### AIM OF THE EXERCISE
From the records below, transcribe only the lines running from the one with "Write a Python" through the one with "import plotly.graph_objects as go". Keep both of those end lines.

Figure scripts
————
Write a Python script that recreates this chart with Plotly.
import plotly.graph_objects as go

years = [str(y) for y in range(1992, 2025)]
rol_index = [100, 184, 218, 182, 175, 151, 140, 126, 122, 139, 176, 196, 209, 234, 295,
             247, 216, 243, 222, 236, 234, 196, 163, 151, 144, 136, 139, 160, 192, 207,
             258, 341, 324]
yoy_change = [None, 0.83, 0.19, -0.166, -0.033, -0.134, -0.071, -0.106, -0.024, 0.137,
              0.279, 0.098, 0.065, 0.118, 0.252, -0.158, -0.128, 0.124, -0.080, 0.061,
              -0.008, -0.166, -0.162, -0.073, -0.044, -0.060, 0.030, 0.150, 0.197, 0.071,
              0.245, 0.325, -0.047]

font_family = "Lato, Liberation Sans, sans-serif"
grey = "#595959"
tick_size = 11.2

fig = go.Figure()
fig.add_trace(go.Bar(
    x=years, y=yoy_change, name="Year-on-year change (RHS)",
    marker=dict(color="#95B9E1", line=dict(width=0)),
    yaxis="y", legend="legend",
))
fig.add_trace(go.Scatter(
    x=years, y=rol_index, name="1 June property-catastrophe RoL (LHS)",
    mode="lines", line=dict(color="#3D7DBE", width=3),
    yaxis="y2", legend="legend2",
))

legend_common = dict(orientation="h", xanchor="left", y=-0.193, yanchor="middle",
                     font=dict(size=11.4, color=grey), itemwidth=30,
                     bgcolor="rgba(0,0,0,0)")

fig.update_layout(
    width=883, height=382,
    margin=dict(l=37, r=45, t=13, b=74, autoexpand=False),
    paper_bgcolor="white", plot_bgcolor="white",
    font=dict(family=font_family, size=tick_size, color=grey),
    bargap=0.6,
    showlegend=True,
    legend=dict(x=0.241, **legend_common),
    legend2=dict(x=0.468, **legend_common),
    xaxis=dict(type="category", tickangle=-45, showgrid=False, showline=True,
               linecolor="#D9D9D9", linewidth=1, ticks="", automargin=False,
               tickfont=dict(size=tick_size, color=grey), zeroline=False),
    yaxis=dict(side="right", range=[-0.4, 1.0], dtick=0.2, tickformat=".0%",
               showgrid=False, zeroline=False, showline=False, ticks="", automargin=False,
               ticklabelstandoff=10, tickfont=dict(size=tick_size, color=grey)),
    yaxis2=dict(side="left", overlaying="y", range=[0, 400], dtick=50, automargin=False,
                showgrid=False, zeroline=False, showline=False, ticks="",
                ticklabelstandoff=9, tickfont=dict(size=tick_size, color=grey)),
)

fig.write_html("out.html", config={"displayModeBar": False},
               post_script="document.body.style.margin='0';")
————
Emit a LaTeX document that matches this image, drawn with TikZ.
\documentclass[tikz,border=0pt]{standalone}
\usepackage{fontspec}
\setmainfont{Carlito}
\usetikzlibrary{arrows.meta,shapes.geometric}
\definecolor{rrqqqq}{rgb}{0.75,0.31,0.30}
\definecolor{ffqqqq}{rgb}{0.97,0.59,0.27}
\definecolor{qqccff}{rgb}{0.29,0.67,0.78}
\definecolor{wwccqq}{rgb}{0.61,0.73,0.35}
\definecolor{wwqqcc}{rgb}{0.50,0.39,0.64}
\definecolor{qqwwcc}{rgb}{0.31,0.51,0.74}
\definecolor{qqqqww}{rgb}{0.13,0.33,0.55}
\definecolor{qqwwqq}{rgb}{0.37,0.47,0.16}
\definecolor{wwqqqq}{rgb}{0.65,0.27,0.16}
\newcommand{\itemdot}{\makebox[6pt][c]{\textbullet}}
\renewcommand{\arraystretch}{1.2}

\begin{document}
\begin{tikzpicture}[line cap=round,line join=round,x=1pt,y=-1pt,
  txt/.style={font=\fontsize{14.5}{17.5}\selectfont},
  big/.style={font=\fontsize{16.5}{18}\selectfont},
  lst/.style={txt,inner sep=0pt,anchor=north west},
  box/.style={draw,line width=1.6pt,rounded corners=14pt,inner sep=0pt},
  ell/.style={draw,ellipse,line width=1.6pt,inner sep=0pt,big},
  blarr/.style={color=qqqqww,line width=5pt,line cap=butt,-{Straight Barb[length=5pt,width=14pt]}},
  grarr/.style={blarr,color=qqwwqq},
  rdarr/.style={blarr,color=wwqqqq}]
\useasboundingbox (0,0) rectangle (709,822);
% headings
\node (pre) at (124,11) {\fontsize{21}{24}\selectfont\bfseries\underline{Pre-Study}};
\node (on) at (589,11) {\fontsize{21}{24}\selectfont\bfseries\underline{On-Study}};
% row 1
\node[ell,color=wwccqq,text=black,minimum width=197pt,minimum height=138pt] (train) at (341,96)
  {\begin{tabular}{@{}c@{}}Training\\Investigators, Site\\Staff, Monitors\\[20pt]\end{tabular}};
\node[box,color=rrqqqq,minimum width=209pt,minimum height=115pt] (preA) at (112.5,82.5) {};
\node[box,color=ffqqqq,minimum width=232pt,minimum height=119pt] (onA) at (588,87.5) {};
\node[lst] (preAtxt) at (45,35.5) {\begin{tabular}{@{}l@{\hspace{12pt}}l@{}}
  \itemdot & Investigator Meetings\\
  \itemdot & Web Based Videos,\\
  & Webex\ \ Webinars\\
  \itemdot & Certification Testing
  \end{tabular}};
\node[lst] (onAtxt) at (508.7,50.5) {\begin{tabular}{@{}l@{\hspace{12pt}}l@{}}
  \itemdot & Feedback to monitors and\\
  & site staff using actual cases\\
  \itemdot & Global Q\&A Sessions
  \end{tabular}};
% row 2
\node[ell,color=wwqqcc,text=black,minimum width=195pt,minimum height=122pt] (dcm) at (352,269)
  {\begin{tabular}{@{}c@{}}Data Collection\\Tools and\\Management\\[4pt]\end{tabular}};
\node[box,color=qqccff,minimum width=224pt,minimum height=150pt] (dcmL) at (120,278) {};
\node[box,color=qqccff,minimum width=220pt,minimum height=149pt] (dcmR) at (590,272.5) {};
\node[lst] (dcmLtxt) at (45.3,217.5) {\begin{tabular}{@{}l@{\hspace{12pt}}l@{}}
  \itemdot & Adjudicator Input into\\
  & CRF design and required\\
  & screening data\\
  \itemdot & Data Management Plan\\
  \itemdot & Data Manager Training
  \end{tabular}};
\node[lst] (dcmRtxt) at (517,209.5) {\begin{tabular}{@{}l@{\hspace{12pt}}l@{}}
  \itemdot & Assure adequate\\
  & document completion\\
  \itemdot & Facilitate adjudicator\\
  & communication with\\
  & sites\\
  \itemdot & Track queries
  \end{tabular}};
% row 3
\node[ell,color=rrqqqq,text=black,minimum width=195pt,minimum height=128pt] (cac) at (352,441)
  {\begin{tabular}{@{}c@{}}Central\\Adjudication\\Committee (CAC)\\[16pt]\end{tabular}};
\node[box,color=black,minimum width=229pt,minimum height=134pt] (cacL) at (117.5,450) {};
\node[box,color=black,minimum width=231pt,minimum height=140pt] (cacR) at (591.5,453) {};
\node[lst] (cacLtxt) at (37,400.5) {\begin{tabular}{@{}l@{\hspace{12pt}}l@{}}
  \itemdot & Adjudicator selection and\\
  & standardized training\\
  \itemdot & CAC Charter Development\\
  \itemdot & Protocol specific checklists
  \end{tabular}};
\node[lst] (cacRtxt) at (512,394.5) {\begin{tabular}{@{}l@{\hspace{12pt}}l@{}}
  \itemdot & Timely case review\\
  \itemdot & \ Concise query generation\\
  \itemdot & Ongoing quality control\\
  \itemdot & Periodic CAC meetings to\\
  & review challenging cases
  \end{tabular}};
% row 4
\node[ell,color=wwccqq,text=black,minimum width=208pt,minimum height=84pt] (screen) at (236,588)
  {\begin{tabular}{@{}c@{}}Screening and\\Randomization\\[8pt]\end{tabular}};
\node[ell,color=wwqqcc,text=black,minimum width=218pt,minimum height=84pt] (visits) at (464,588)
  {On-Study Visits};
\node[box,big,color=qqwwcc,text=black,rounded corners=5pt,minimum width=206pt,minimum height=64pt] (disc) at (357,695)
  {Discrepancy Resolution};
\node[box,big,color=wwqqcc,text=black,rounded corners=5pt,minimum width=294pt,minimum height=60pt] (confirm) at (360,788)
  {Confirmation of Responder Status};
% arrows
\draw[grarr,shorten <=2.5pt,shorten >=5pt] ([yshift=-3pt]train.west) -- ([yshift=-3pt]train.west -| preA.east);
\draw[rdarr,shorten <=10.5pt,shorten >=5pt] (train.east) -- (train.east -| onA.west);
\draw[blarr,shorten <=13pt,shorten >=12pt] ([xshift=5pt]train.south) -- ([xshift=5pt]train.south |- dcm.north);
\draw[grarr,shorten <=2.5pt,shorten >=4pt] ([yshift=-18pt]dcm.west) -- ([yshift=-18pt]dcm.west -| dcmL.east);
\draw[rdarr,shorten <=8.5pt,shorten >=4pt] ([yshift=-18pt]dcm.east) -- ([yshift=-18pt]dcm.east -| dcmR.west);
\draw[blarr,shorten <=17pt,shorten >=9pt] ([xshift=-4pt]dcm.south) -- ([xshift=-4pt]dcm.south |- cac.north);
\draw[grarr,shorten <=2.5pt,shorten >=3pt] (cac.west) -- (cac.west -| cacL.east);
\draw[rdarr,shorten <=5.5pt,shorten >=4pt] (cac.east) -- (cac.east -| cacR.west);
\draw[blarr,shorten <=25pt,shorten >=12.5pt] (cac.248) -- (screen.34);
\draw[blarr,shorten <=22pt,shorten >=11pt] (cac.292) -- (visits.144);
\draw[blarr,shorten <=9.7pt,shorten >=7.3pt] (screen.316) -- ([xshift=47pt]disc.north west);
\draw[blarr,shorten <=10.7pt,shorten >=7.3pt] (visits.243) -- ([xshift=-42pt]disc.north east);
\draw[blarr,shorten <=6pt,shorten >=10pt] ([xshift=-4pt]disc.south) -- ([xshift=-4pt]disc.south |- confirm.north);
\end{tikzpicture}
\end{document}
————
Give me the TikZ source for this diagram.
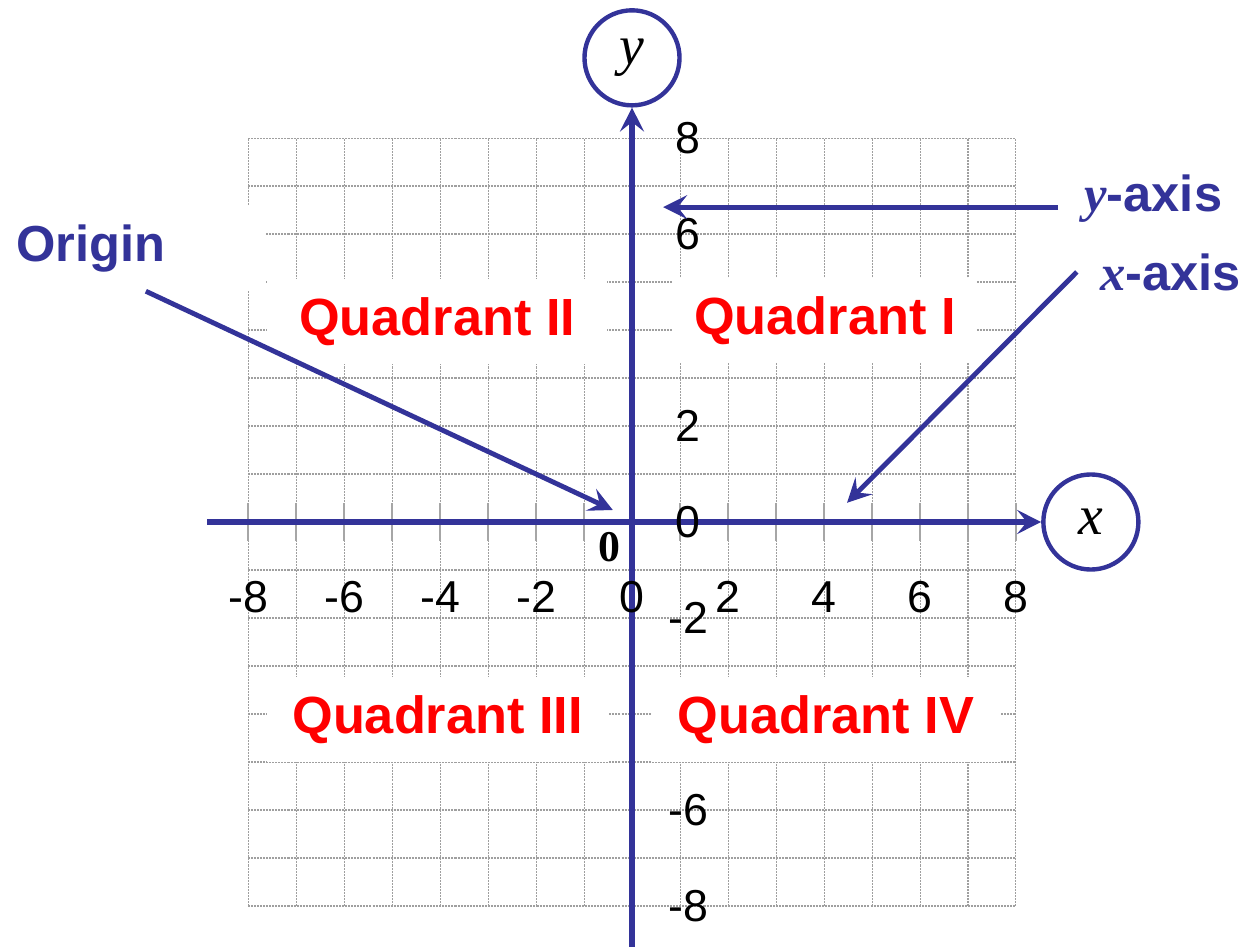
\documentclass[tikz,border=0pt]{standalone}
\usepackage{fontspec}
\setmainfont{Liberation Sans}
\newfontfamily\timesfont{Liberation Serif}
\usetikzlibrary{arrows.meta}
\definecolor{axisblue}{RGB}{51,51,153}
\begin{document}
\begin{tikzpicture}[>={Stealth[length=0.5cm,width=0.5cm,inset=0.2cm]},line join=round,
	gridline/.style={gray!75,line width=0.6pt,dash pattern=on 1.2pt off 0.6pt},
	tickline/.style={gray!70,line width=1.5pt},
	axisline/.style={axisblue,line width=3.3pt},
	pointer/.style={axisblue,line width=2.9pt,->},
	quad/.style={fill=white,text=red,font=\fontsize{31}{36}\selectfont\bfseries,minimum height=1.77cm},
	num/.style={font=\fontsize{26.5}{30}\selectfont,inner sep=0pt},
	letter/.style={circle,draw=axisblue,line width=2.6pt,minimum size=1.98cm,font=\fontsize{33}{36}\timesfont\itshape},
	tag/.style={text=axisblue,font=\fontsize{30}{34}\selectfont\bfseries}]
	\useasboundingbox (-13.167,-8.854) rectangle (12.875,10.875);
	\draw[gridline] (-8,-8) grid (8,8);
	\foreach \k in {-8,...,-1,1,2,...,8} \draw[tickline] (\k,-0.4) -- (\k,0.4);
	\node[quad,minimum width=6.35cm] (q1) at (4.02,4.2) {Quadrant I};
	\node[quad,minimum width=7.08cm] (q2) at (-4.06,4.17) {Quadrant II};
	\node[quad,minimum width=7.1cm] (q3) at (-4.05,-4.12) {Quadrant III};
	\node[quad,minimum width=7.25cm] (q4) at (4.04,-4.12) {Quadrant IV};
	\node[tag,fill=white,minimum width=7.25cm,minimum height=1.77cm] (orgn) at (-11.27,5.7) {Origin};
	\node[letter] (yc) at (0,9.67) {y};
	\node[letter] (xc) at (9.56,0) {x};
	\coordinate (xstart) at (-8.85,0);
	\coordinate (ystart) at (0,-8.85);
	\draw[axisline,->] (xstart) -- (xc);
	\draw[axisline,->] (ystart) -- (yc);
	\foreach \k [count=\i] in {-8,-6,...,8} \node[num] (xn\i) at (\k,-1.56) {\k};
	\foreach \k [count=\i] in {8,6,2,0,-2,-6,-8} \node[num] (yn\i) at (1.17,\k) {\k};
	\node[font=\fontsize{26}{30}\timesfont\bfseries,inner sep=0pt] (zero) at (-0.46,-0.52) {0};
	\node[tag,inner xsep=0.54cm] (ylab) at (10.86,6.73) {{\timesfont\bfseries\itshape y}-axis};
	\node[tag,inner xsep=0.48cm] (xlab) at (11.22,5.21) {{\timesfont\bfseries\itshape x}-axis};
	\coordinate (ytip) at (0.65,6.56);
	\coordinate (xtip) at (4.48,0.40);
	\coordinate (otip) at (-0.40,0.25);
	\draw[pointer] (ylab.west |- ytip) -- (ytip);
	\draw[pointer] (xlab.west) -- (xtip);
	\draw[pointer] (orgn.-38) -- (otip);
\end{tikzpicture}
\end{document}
————
### RESPONSE BELOW
Write a Python script that recreates this chart with Plotly.
import plotly.graph_objects as go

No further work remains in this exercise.